In the early morning of September 10 the band fled up the North Canadian River. By 3 a.m. the alarm was sounded that the Cheyenne were gone. Passing the present sites of Watonga, Oklahoma and Canton, Oklahoma they crossed north over the watershed into the Cimarron Basin, crossing the Cimarron River the evening of September 10. There, near the present site of Freedom, Oklahoma they rested and then trailed 11 miles up Turkey Creek to a waterhole called Turkey Springs in hilly country near the border of Oklahoma and Kansas. After a few hours rest there, Dull Knife and a few others led the women and children on to St. Jacob's Well and The Big Basin in what is now Clark County, Kansas where they camped.

Battle of Turkey Springs

The remaining Cheyenne, anticipating pursuit, prepared an ambush at Turkey Springs. While one band prepared rifle pits at the springs, other bands fanned out over the country looking for supplies. In one case, attacking and killing two cowboys nearby, they obtained two mules. In another, attacking some cowboys during breakfast, they obtained both some food and a Sharps carbine.
On 10 September, a veteran soldier, Captain Joseph Rendlebrock, with 85 officers and men and two Arapaho scouts had departed Fort Reno with the objective of catching and capturing the fleeing Cheyenne. Rendlebrock reported that he was on their trail and, being well-mounted, that he hoped to catch them near the Arkansas River in Kansas near Dodge City. Instead, he found them waiting for him at Turkey Springs.
On September 13, following the trail of the Cheyenne, Captain Rendlebrock saw warriors on a hilltop. He formed a skirmish line with his soldiers and sent an Arapaho scout named "Chalk" or "Ghost Man" to talk to Dull Knife and Little Wolf. Chalk conveyed the message that the Cheyenne must return to the reservation, but the Cheyenne leaders declined to return and warriors began moving around the flanks of the soldiers. The soldiers opened fire and the Cheyenne responded in kind, although the firing was sparse as the Cheyenne preserved their limited ammunition. Desultory fighting continued all day with two soldiers killed and three wounded. After dark, desperate for water, seven soldiers attempted and failed to gain access to the water in the springs.
By the next morning the Cheyenne had completely surrounded the soldiers and Rendlebrock ordered a retreat through ravines with Cheyenne firing down at the soldiers. Another soldier was killed during the retreat. Rendlebrock retreated about to the Cimarron River. The Cheyenne suffered five wounded. The next day they divided themselves into several different groups to confuse pursuers attempting to track them and continued their trek northward. Rendelbrock was later court-martialed for the disorderly retreat.

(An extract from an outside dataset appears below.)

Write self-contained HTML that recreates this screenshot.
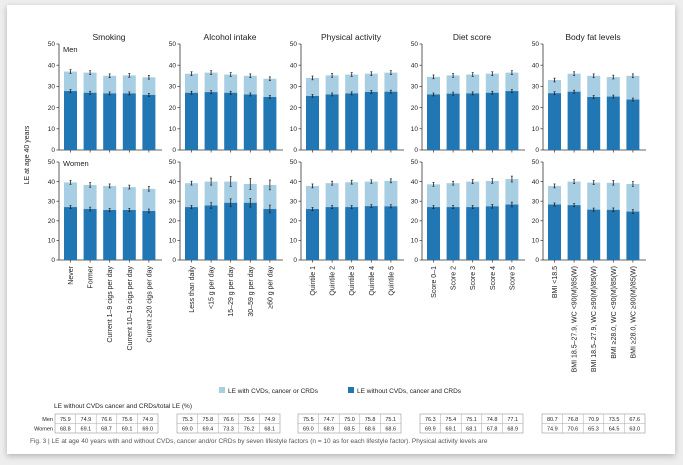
<!DOCTYPE html>
<html><head><meta charset="utf-8"><style>
body{margin:0;width:683px;height:465px;background:#eeeeee;font-family:"Liberation Sans",sans-serif;overflow:hidden}
#card{position:absolute;left:7px;top:5px;width:668px;height:449px;background:#fff;box-shadow:0 2px 6px rgba(0,0,0,.25)}
svg{position:absolute;left:0;top:0}
</style></head><body>
<div id="card"></div>
<svg id="chart" width="683" height="465"></svg>
<script>
const panels=["Smoking","Alcohol intake","Physical activity","Diet score","Body fat levels"];
const cats=[["Never","Former","Current 1–9 cigs per day","Current 10–19 cigs per day","Current ≥20 cigs per day"],
["Less than daily","<15 g per day","15–29 g per day","30–59 g per day","≥60 g per day"],
["Quintile 1","Quintile 2","Quintile 3","Quintile 4","Quintile 5"],
["Score 0–1","Score 2","Score 3","Score 4","Score 5"],
["BMI <18.5","BMI 18.5–27.9, WC <90(M)/85(W)","BMI 18.5–27.9, WC ≥90(M)/85(W)","BMI ≥28.0, WC <90(M)/85(W)","BMI ≥28.0, WC ≥90(M)/85(W)"]];
const menTotal=[[37,36.5,35,35.2,34.3],[36,36.5,35.6,35,33.6],[34,35.2,35.6,36,36.5],[34.5,35.2,35.6,36,36.5],[33,36,35,34.4,35]];
const menWithout=[[27.8,27,26.7,26.7,26],[27,27.3,27,26.2,25],[25.5,26.2,26.7,27.4,27.5],[26.2,26.6,26.7,27,27.8],[26.8,27.5,25,25.2,23.8]];
const womenTotal=[[39.6,38.3,37.8,37.2,36.3],[39.2,40,40,38.8,38.3],[37.8,39.2,39.7,40,40.4],[38.6,39.2,40,40.3,41.3],[37.8,40,39.5,39.4,38.8]];
const womenWithout=[[27,26,25.5,25.5,25],[27,27.8,29.2,29.2,26],[26,27,27,27.5,27.4],[27,27,27,27.4,28.3],[28.3,28,25.7,25.6,24.7]];
const womenErr=[[1,1.2,1,1,1.2],[1,1.8,2.5,2.8,2.5],[1,1,1,0.9,1],[1,1,1,1.2,1.5],[1,1,1,1.2,1.2]];
const yTicks=[0,10,20,30,40,50];
const menPct=[[75.9,74.9,76.6,75.6,74.9],[75.3,75.8,76.6,75.6,74.9],[75.5,74.7,75.0,75.8,75.1],[76.3,75.4,75.1,74.8,77.1],[80.7,76.8,70.9,73.5,67.6]];
const womenPct=[[68.8,69.1,68.7,69.1,69.0],[69.0,69.4,73.3,76.2,68.1],[69.0,68.9,68.5,68.6,68.6],[69.9,69.1,68.1,67.8,68.9],[74.9,70.6,65.3,64.5,63.0]];

const S=document.getElementById('chart'),NS="http://www.w3.org/2000/svg";
function mk(t,a,p){const e=document.createElementNS(NS,t);for(const k in a)e.setAttribute(k,a[k]);(p||S).appendChild(e);return e;}
const axX=[59,180,301,422,543];
const rows=[{y0:150,sc:2.12,tot:menTotal,wo:menWithout,err:null,lab:"Men"},{y0:260,sc:1.96,tot:womenTotal,wo:womenWithout,err:womenErr,lab:"Women"}];
const DARK="#2176b4",LIGHT="#a8cee4";
function xb(p,i){return axX[p]+5+i*19.6;}
panels.forEach((name,p)=>{
  const t=mk('text',{x:axX[p]+50,y:40,'font-size':8.5,'text-anchor':'middle',fill:'#222'});
  t.textContent=name;
  
  
  rows.forEach((r,ri)=>{
    const Y=v=>r.y0-v*r.sc;
    const g=mk('g',{});
    
    
    mk('line',{x1:axX[p],x2:axX[p],y1:Y(50),y2:r.y0,stroke:'#333','stroke-width':0.8},g);
    mk('line',{x1:axX[p],x2:axX[p]+103,y1:r.y0,y2:r.y0,stroke:'#333','stroke-width':0.8},g);
    yTicks.forEach(v=>{
      mk('line',{x1:axX[p]-2.5,x2:axX[p],y1:Y(v),y2:Y(v),stroke:'#333','stroke-width':0.7},g);
      const tt=mk('text',{x:axX[p]-4,y:Y(v)+2.2,'font-size':6.5,'text-anchor':'end',fill:'#222'},g);tt.textContent=v;
    });
    for(let i=0;i<5;i++){
      const x=xb(p,i),tot=r.tot[p][i],wo=r.wo[p][i],e=r.err?r.err[p][i]:0.9;
      const b1=mk('rect',{x:x,y:Y(tot),width:13,height:(tot-wo)*r.sc,fill:LIGHT},g);
      
      
      const b2=mk('rect',{x:x,y:Y(wo),width:13,height:wo*r.sc,fill:DARK},g);
      
      
      [[tot,e],[wo,r.err?Math.max(0.7,e*0.8):0.7]].forEach(([v,er])=>{
        mk('line',{x1:x+6.5,x2:x+6.5,y1:Y(v+er),y2:Y(v-er),stroke:'#222','stroke-width':0.8},g);
        mk('line',{x1:x+5.5,x2:x+7.5,y1:Y(v+er),y2:Y(v+er),stroke:'#222','stroke-width':0.7},g);
        mk('line',{x1:x+5.5,x2:x+7.5,y1:Y(v-er),y2:Y(v-er),stroke:'#222','stroke-width':0.7},g);
      });
      mk('line',{x1:x+6.5,x2:x+6.5,y1:r.y0,y2:r.y0+2.5,stroke:'#333','stroke-width':0.7},g);
      if(ri==1){
        const ct=mk('text',{transform:`translate(${x+9},${r.y0+6}) rotate(-90)`,'font-size':7,'text-anchor':'end',fill:'#222'},g);
        ct.textContent=cats[p][i];
        
        
      }
    }
    if(p==0){const l=mk('text',{x:axX[0]+4,y:ri?166:52,'font-size':7.5,fill:'#222'},g);l.textContent=r.lab;}
  });
  const tx=[55,177,298,420,542][p],cw=20.6;
  const tg=mk('g',{});
  
  
  mk('rect',{x:tx,y:414,width:cw*5,height:19,fill:'#fff',stroke:'#999','stroke-width':0.6},tg);
  mk('line',{x1:tx,x2:tx+cw*5,y1:423.5,y2:423.5,stroke:'#aaa','stroke-width':0.5},tg);
  for(let i=0;i<5;i++){
    if(i)mk('line',{x1:tx+i*cw,x2:tx+i*cw,y1:414,y2:433,stroke:'#aaa','stroke-width':0.5},tg);
    const a=mk('text',{x:tx+i*cw+cw/2,y:421,'font-size':5.5,'text-anchor':'middle',fill:'#222'},tg);a.textContent=menPct[p][i].toFixed(1);
    const b=mk('text',{x:tx+i*cw+cw/2,y:430.5,'font-size':5.5,'text-anchor':'middle',fill:'#222'},tg);b.textContent=womenPct[p][i].toFixed(1);
  }
});
const yl=mk('text',{transform:'translate(29,155) rotate(-90)','font-size':7,'text-anchor':'middle',fill:'#222'});yl.textContent='LE at age 40 years';

[['LE with CVDs, cancer or CRDs',219,LIGHT],['LE without CVDs, cancer and CRDs',348,DARK]].forEach(([s,x,c])=>{
  const g=mk('g',{});
  
  
  mk('rect',{x:x,y:387,width:6,height:6,fill:c},g);
  const t=mk('text',{x:x+9,y:393,'font-size':6.5,fill:'#222'},g);t.textContent=s;
});
const tt=mk('text',{x:54,y:408,'font-size':6.5,fill:'#222'});tt.textContent='LE without CVDs cancer and CRDs/total LE (%)';

[['Men',421],['Women',430.5]].forEach(([s,y])=>{const t=mk('text',{x:53,y:y,'font-size':5.5,'text-anchor':'end',fill:'#222'});t.textContent=s;});
const cap=mk('text',{x:30,y:443,'font-size':6.5,fill:'#555'});cap.textContent='Fig. 3 | LE at age 40 years with and without CVDs, cancer and/or CRDs by seven lifestyle factors (n = 10 as for each lifestyle factor). Physical activity levels are';

</script>
</body></html>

Battle of Punished Woman's Fork

After crossing the Arkansas River the Cheyenne were followed closely by a mixed command of 238 soldiers of the 19th Infantry and 4th Cavalry under Lieutenant Colonel William H. Lewis of the 19th Infantry. On September 27, the Cheyenne prepared an ambush in a canyon on Punished Woman's Fork, but it was aborted due to an over-eager brave who fired on the scouts before the ambush was sprung.
In the ensuing battle, Lewis deployed a company of infantry to block the entrance to the canyon and attacked late in the afternoon along the rim of the canyon with four troops of dismounted cavalry, advancing by bounds, pinning the Cheyenne including their families in the closed end below. However, Lewis was unaware of the Cheyenne's marksmanship and was shot in the leg, severing his femoral artery. This left a vacuum in Cavalry Regiment's leadership which the Cheyenne were able to exploit, escaping after dark. Lewis bled to death the next day and several other soldiers were wounded. However, the Cheyenne lost 60 horses, much baggage, and all of their food when part of the pony herd was discovered by the troopers.

Depredations in northwestern Kansas

A party of drovers encountered Cheyenne camped on Prairie Dog Creek in northwestern Kansas on September 29 and lost 80 cattle. Between September 30 and October 3, in present-day Decatur County and Rawlins County near Oberlin, Kansas, then a tiny hamlet, small parties of Cheyenne foraging for horses, cattle and supplies fell on isolated settlers who had recently homesteaded along Sappa and Beaver Creeks. Some of the settlers, recent immigrants from eastern Europe, had never seen an Indian before.
Men and boys were killed; women and older girls were raped. Often the settlers were approached in a friendly manner, then shot point blank. About 41 white men and boys were killed and, according to a Kansas senate report, 25 white women and girls raped, although the latter number seems inflated given existing evidence.
Some observers link the autumn 1878 actions of the Cheyenne as being a response to an earlier Battle at Sappa Creek, an action in the spring of 1875 in the same area when a small village of Cheyenne was surprised and destroyed by Army troops. Other observers stress that this link has no basis in Cheyenne accounts and trace the depredation back to the fact that elderly or injured Cheyennes who could no longer keep up with the pace of the exodus and remained behind had been mercilessly shot or clubbed to death by white posses and the fleeing Cheyennes had lost most of their ponies and all of their food in the Battle of Punished Woman's Fork, which created a crisis among the tribespeople.

On to Nebraska

From Turkey Creek on it was a running battle across Kansas and Nebraska, and soldiers from all surrounding forts were in pursuit of the Cheyenne. About ten thousand soldiers and three thousand settlers chased the Cheyenne both day and night. During the last two weeks of September the army had caught up to the Cheyenne five times but the Cheyenne were able to evade the army by keeping to arduous grounds where it was challenging for the army to follow.

Division

In the fall of 1878 after six weeks of running the Cheyenne chiefs held council and it was discovered that 34 of the original 297 were missing, most had been killed but a few had decided to take other paths to the north. This is where the Cheyenne split into two groups. The ones that wished to stop running were going along with Dull Knife to Red Cloud Agency, Wild Hog and Left Hand also decided to follow Dull Knife. Little Wolf continued north intending to go to the Powder River country.